This is a rush transcript from "Hannity & Colmes," April 3, 2008. This copy may not be in its final form and may be updated.
ALAN COLMES, CO-HOST: Tonight, Geraldine Ferraro will be here to respond to this emerging controversy. First, we start with our top story tonight. According to reports today, Republicans are feeling pretty good about their chances against Barack Obama. Republican strategists told the Reuters news service today that Barack Obama has a glass jaw and that he may be easier for John McCain to run against than Hillary Clinton. Today's national Gallup tracking poll gives Senator McCain a one point lead nationally over Senator Obama and a 2 point lead over Senator Clinton in a head-to-head race. Joining us now is McCain supporter and former presidential candidate himself, former New York mayor Rudy Giualini Thank you so much for coming.
RUDY GIULIANI, (R) FORMER PRESIDENTIAL CANDIDATE: Alan it's good to be back.
COLMES: What went wrong?
GIULIANI: With my campaign? John McCain beat me.
COLMES: How much times do you play it over in your mind and say I would have done this?
GIULIANI: I don't, not much. A little bit. Right after it's over you think maybe if I did this differently or did that differently. But the reality at this point it's sort of behind me now. I'm looking ahead towards getting John elected.
COLMES: You are not doing a lot of soul searching.
GIULIANI: A little bit right afterwards but the reality is during the campaign, you may remember on one of the debates, I forget if it was FOX or one of the others, I said that if I wasn't running, I would be supporting John McCain. So I'm not running, I'm supporting John McCain. I'm a man of my word.

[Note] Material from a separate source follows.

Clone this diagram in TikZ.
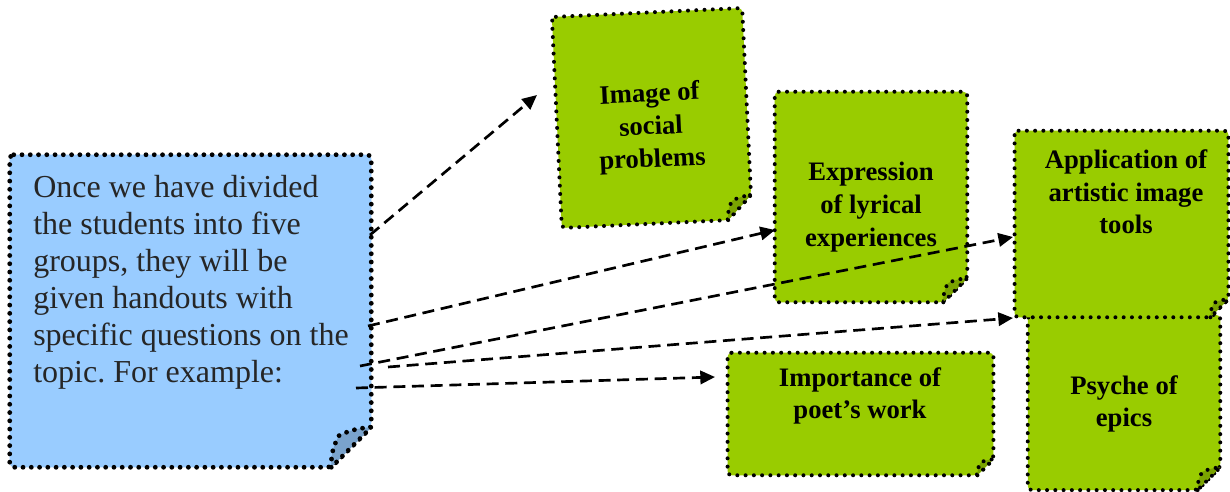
\documentclass[tikz,border=0pt]{standalone}
\usepackage{fontspec}
\setmainfont{Liberation Serif}
\usetikzlibrary{calc,arrows.meta}

\definecolor{noteblue}{HTML}{99CCFF}
\definecolor{notegreen}{HTML}{99CC00}

\tikzset{
  box/.style={inner sep=0pt, draw=none},
  dots/.style={line width=#1, dash pattern=on 0pt off 6.2pt, line cap=round},
  link/.style={line width=2pt, dash pattern=on 9pt off 5pt, -{Triangle[length=11pt,width=10pt]}},
  head/.style={font=\fontsize{20pt}{24.5pt}\selectfont\bfseries, align=center, inner sep=0pt},
}

% name, corner size, fill colour, dot size
\newcommand{\foldnote}[4]{%
  \coordinate (#1-p) at ($(#1.south east)!#2!(#1.south west)$);
  \coordinate (#1-q) at ($(#1.south east)!#2!(#1.north east)$);
  \coordinate (#1-c) at ($(#1-p)+(#1-q)-(#1.south east)$);
  \coordinate (#1-r) at ($(#1-c)!0.2!(#1.south east)$);
  \filldraw[fill=#3, rounded corners=3pt, dots=#4] (#1.north west) -- (#1.north east) -- (#1-q) -- (#1-p) -- (#1.south west) -- cycle;
  \filldraw[fill=#3!80!black, dots=#4] (#1-p) to[bend left=15] (#1-r) to[bend left=10] (#1-q) -- cycle;
}

\frenchspacing
\begin{document}
\begin{tikzpicture}[x=0.75pt,y=-0.75pt]
\useasboundingbox (0,0) rectangle (1230,492);

% the notes
\node[box, minimum width=270.75pt, minimum height=234pt] (task) at (190.5,311) {};
\node[box, minimum width=142.5pt, minimum height=158pt, rotate=2.7] (img) at (652,118) {};
\node[box, minimum width=144pt, minimum height=157.5pt] (lyric) at (871,197) {};
\node[box, minimum width=144pt, minimum height=131pt] (epic) at (1124,402.5) {};
\node[box, minimum width=160pt, minimum height=139.5pt] (tool) at (1121.5,224) {};
\node[box, minimum width=199pt, minimum height=91.5pt] (poet) at (860.5,414) {};

\foldnote{task}{30pt}{noteblue}{3.6pt}
\foldnote{img}{18pt}{notegreen}{3pt}
\foldnote{lyric}{18pt}{notegreen}{3pt}
\foldnote{epic}{17pt}{notegreen}{3pt}
\foldnote{tool}{13.5pt}{notegreen}{3pt}
\foldnote{poet}{12pt}{notegreen}{3pt}

% texts
\node[anchor=north west, inner sep=0pt, align=left, text=black!85,
  font=\fontsize{24pt}{27.75pt}\selectfont] (task-txt) at (33,175)
  {Once we have divided\\the students into five\\groups, they will be\\given handouts with\\specific questions on the\\topic. For example:};
\node[head, rotate=2.7] (img-txt) at (651,128) {Image of\\social\\problems};
\node[head] (lyric-txt) at (871,207) {Expression\\of lyrical\\experiences};
\node[head] (tool-txt) at (1126,192) {Application of\\artistic image\\tools};
\node[head] (epic-txt) at (1124,404) {Psyche of\\epics};
\node[head] (poet-txt) at (860,396) {Importance of\\poet’s work};

% arrows
\coordinate (s1) at (370,235);
\coordinate (s2) at (368,326);
\coordinate (s3) at (360,366);
\coordinate (s4) at (388,367);
\coordinate (s5) at (356,388);
\coordinate (e1) at (537,95);
\coordinate (e2) at (775,230);
\coordinate (e3) at (1013,237);
\coordinate (e4) at (1013,318);
\coordinate (e5) at (715,377);
\draw[link] (s1) -- (e1);
\draw[link] (s2) -- (e2);
\draw[link] (s3) -- (e3);
\draw[link] (s4) -- (e4);
\draw[link] (s5) -- (e5);
\end{tikzpicture}
\end{document}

COLMES: What is that moment like though when you say, there has got to be that moment when you make that decision I'm out. I'm not going to continue. How do you come to that moment?

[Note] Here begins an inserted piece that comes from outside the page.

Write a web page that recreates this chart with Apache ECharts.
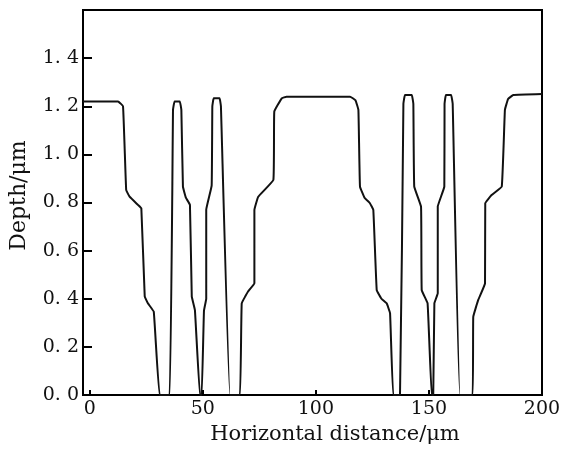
<!DOCTYPE html>
<html>
<head>
    <meta charset="utf-8">
    <title>Depth profile</title>
    <script src="https://cdn.jsdelivr.net/npm/echarts@6/dist/echarts.min.js"></script>
</head>
<body style="margin:0">
    <div id="main" style="width: 564px;height:461px;"></div>
    <script type="text/javascript">
        // profile: horizontal distance (um) and depth (um)
        var distX = [
            -3, 12.5, 14.7, 16.1, 17.6, 21.3, 22.8, 24.3, 25.7, 28.3, 30.9,
            35.3, 36.5, 36.8, 37.5, 39.8, 40.5, 41.2, 42.5, 44.3, 45.1, 46.5, 48.7,
            49.5, 50.5, 51.5, 51.5, 53.9, 54.2, 54.8, 57.4, 58.0, 62.0,
            66.4, 67.2, 70.0, 72.8, 72.8, 74.5, 81.2, 81.6, 84.9, 87.0, 115.1, 117.5, 118.8,
            119.5, 121.5, 123.9, 125.4, 126.9, 129.0, 131.3, 132.8, 134.2,
            137.2, 138.7, 139.4, 142.4, 143.1, 143.5, 146.5, 146.8, 149.4, 151.2,
            151.9, 152.4, 153.9, 153.9, 156.8, 156.9, 157.5, 159.8, 160.5, 163.7,
            169.3, 169.6, 171.8, 174.8, 174.9, 177.7, 182.2, 183.6, 185.0, 187.3, 200
        ];
        var depthY = [
            1.22, 1.22, 1.20, 0.852, 0.824, 0.79, 0.776, 0.41, 0.381, 0.346, 0,
            0, 0.852, 1.185, 1.22, 1.22, 1.185, 0.866, 0.82, 0.79, 0.41, 0.353, 0,
            0, 0.35, 0.40, 0.77, 0.87, 1.20, 1.233, 1.233, 1.20, 0,
            0, 0.381, 0.43, 0.464, 0.769, 0.824, 0.894, 1.178, 1.233, 1.24, 1.24, 1.225, 1.185,
            0.866, 0.82, 0.797, 0.769, 0.436, 0.40, 0.381, 0.34, 0,
            0, 1.21, 1.247, 1.247, 1.21, 0.866, 0.783, 0.436, 0.381, 0,
            0, 0.381, 0.423, 0.783, 0.866, 1.21, 1.247, 1.247, 1.21, 0,
            0, 0.325, 0.395, 0.464, 0.797, 0.831, 0.866, 1.185, 1.23, 1.247, 1.251
        ];
        var xTicks = [0, 50, 100, 150, 200];
        var yTicks = [0, 0.2, 0.4, 0.6, 0.8, 1.0, 1.2, 1.4];

        var profile = distX.map(function (x, i) { return [x, depthY[i]]; });
        var font = 'DejaVu Serif';

        var myChart = echarts.init(document.getElementById('main'));
        myChart.setOption({
            animation: false,
            grid: {
                left: 83, right: 22, top: 10, bottom: 66,
                show: true, borderColor: '#000', borderWidth: 2
            },
            xAxis: {
                type: 'value',
                min: -3, max: 200,
                name: 'Horizontal distance/\u03bcm',
                nameLocation: 'middle',
                nameGap: 22,
                nameTextStyle: { fontFamily: font, fontSize: 21, color: '#111', padding: [0, 0, 0, 45] },
                splitLine: { show: false },
                axisLine: { onZero: false, lineStyle: { color: '#000', width: 2 } },
                axisTick: { inside: true, length: 5, lineStyle: { color: '#000', width: 2 }, customValues: xTicks },
                axisLabel: { fontFamily: font, fontSize: 19, color: '#111', margin: 5, customValues: xTicks }
            },
            yAxis: {
                type: 'value',
                min: 0, max: 1.6, interval: 0.2,
                name: 'Depth/\u03bcm',
                nameLocation: 'middle',
                nameGap: 53,
                nameTextStyle: { fontFamily: font, fontSize: 22, color: '#111', padding: [0, 0, 0, 14] },
                splitLine: { show: false },
                axisLine: { onZero: false, lineStyle: { color: '#000', width: 2 } },
                axisTick: { inside: true, length: 9, lineStyle: { color: '#000', width: 2 }, customValues: yTicks },
                axisLabel: {
                    fontFamily: font, fontSize: 19, color: '#111', margin: 4,
                    customValues: yTicks,
                    formatter: function (v) { return v.toFixed(1).replace('.', '. '); }
                }
            },
            series: [{
                type: 'line',
                data: profile,
                symbol: 'none',
                smooth: 0.08,
                lineStyle: { color: '#111', width: 2 }
            }]
        });
    </script>
</body>
</html>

GIULIANI: You come to it over a period of time talking to your wife, to your advisors. And then, in my case, it was important to me that I get out at a point in which I could help John get the nomination. Because I thought on our side, next to me, humbly, that he was the best — he would be the best choice. I thought he was the best prepared to be president. And I thought he had the best chance of winning. I still do.
COLMES: Did you think that all along that if it weren't me ...
GIULIANI: Yeah, I did.
COLMES: ... It would be McCain.
GIULIANI: I think I said it at least twice, once during a debate and once during interview. I said if I wasn't running, I'd be supporting John McCain because I feel that John has the background, the experience to handle what I think would be the most difficult thing that we have to handle which is terrorism.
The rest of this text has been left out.